Welcome to our Blessing Hands Blog

Thanks for visiting our website and learning about our charity that helps impoverished children stay in school.

Friday, July 28, 2006

Great News- The IRS letter came.

Good news!  Today I received our official letter from the Internal Revenue Service, granting Blessing Hands 501 (c) (3) status with an advanced ruling date of June 30, 2010.  That means that everyone who has given to Blessing Hands can now retroactively count it as a tax deduction.  It also means that we are officially a public charity with exemption from income taxes.  It came really quick.  I was expecting a 120-day wait.  We must have done everything right with great advice.  My thanks goes to accountant Jonathan Stiles, Cindy and Matt Cutts who let me in on their nonprofit advice, and especially to Founding Family Foundation that believed in Blessing Hands before the government ever did. 
 
I am leaving for Yangshuo China in six days.  I am part of a Sister Cities Tour that is conducting an eyeglass clinic with Blessing Hands' support.  We are paying for part of the cost for eyeglasses for the Blessing Hands students and many teachers in Yangshuo.  I will get to meet each student personally when they come for their eye exam.  Nina Ottinger from Founding Family Foundation is going with us and will conduct physicals for each child.  She is a pediatric nurse among other things.  Mostly she likes to be Mom to her adopted Chinese daughter Sarah Helena. Cindy Cutts, my daughter-in-law, and her mother Janice Weeks are also going.  Janice, a third grade teacher, is going to take pictures of all the children to encourage sponsors to select children and pen pals to be matched. 
 
Anna Liu, the Blessing Hands administrator from Qinzhou, will bring her family and join us in Yangshuo for the eye clinic.
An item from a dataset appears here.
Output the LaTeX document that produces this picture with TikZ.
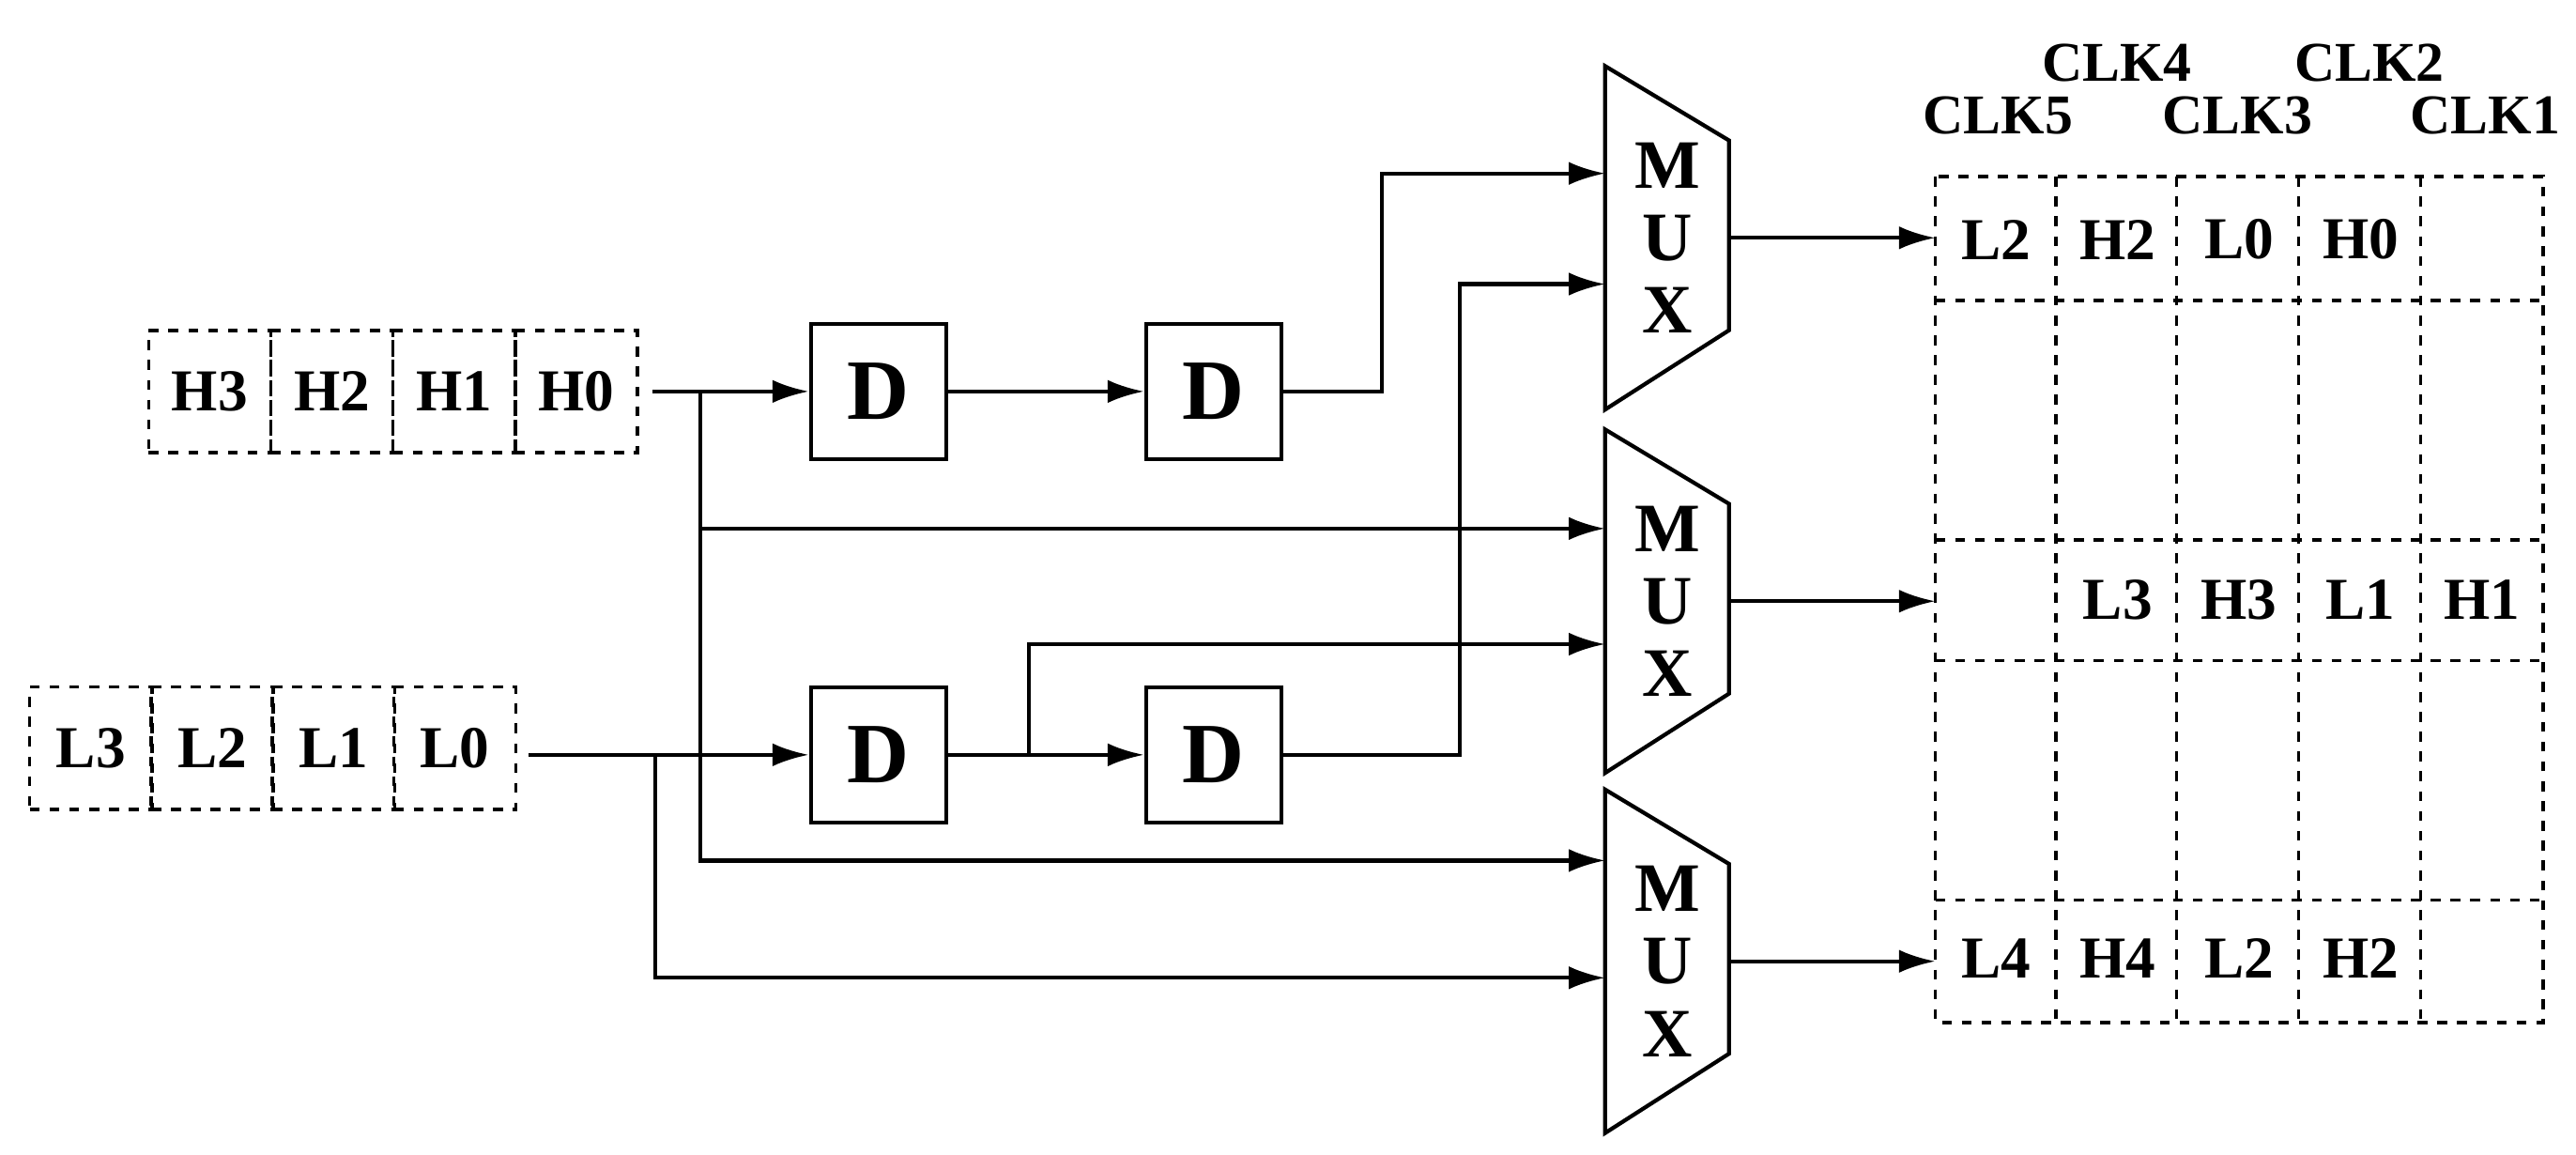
\documentclass[tikz,border=0pt]{standalone}
\usepackage{fontspec}
\setmainfont{Liberation Serif}
\usetikzlibrary{arrows.meta}
\begin{document}
\begin{tikzpicture}[x=0.5pt,y=-0.5pt,
  cell/.style={draw,dashed,line width=1pt,minimum width=37pt,minimum height=37pt,inner sep=0pt,font=\bfseries\fontsize{18}{18}\selectfont},
  dbox/.style={draw,line width=1.2pt,minimum width=41pt,minimum height=41pt,inner sep=0pt,font=\bfseries\fontsize{26}{26}\selectfont},
  arr/.style={line width=1.2pt,-{Latex[length=11pt,width=7pt]}},
  ln/.style={line width=1.2pt},
  clk/.style={font=\bfseries\fontsize{17}{17}\selectfont},
  mx/.style={font=\bfseries\fontsize{21}{21}\selectfont}]
\useasboundingbox (0,0) rectangle (1560,699);
% H cells
\foreach \t [count=\i] in {H3,H2,H1,H0} \node[cell] (h\i) at ({90+74*(\i-1)+37},237) {\t};
\foreach \t [count=\i] in {L3,L2,L1,L0} \node[cell] (l\i) at ({18+73.5*(\i-1)+37},453) {\t};
% D boxes
\node[dbox] (d1) at (532,237) {D};
\node[dbox] (d2) at (735,237) {D};
\node[dbox] (d3) at (532,457) {D};
\node[dbox] (d4) at (735,457) {D};
% MUXes
\foreach \k/\y in {1/40,2/260,3/478}{
  \draw[line width=1.2pt] (972,\y) -- (1047,\y+45) -- (1047,\y+160) -- (972,\y+208) -- cycle;
  \node[mx] at (1010,\y+60) {M};
  \node[mx] at (1010,\y+104) {U};
  \node[mx] at (1010,\y+148) {X};
  \coordinate (mo\k) at (1047,\y+104);
}
% connectors
\coordinate (hs) at (395,237);
\draw[arr] (hs) -- (d1.west);
\draw[arr] (d1.east) -- (d2.west);
\draw[arr] (d2.east) -- (837,237) -- (837,105) -- (972,105);
\draw[arr] (424,237) -- (424,521) -- (972,521);
\draw[arr] (424,320) -- (972,320);
\coordinate (ls) at (320,457);
\draw[arr] (ls) -- (d3.west);
\draw[arr] (d3.east) -- (d4.west);
\draw[arr] (397,457) -- (397,592) -- (972,592);
\draw[arr] (623,457) -- (623,390) -- (972,390);
\draw[arr] (d4.east) -- (884,457) -- (884,172) -- (972,172);
\foreach \k in {1,2,3}{\draw[arr] (mo\k) -- ++(125,0) coordinate (gi\k);}
% grid
\draw[dashed,line width=1pt] (1172,107) rectangle (1540,619);
\foreach \y in {182,327,400,545} \draw[dashed,line width=1pt] (1172,\y) -- (1540,\y);
\foreach \x in {1245,1318,1392,1466} \draw[dashed,line width=1pt] (\x,107) -- (\x,619);
\foreach \t [count=\i] in {L2,H2,L0,H0} \node[cell,draw=none] at ({1172+73.6*(\i-1)+36.8},145) {\t};
\foreach \t [count=\i] in {L3,H3,L1,H1} \node[cell,draw=none] at ({1172+73.6*\i+36.8},363) {\t};
\foreach \t [count=\i] in {L4,H4,L2,H2} \node[cell,draw=none] at ({1172+73.6*(\i-1)+36.8},580) {\t};
\node[clk] at (1210,70) {CLK5};
\node[clk] at (1282,38) {CLK4};
\node[clk] at (1355,70) {CLK3};
\node[clk] at (1435,38) {CLK2};
\node[clk] at (1505,70) {CLK1};
\end{tikzpicture}
\end{document}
Her parents direct a medical clinic that was flooded from a typhoon just last week.  Yangshuo also had two towns flooded, but no lives were lost.  Malan Cai, the administrator in Yangshuo, will be our translator and stay with us the whole trip.  Tami Jaskulski from Lexington, KY is also going to be helping with the eye clinic.  I expect to meet with the Chinese doctor who plans another operation on Qu Ling Zhu to correct the facial deformity cause by the removed tumor. I also hope to see many of my former ESL students who have returned to China. 
 
Another piece of good news is the free offer of Patti Cormican, a social worker with Lutheran Charities, to investigate writing some grants for Blessing Hands.  We hope to get money for more medical help for the children, computers for the schools, and perhaps basketball courts or playground equipment for a few schools. Now that we have our 501(c)(3) status that will be easier. There are so many needs in rural China.  I would like to see some water purification projects for the remote schools be funded.  Even Qinzhou No 1 Middle School, which is in a large city, has to boil their drinking water. The upper classmen get the boiled water first and some of the lower grade students go thirsty.
 
My final good news is that money has been coming in for the fall semester.  Two vacation Bible schools have given their mission offerings to Blessing Hands this summer. With the matching funds that Founding Family Foundation has pledged Blessing Hands will receive at least $1,200 from the American Bible School children.  I now have a power point presentation that I can easily send out to people willing to help us with fund raising, and we have engaged a webpage designer, John Fisher of Seek Ye First Computing.  If you haven't sent your donation for the fall semester, now is the time.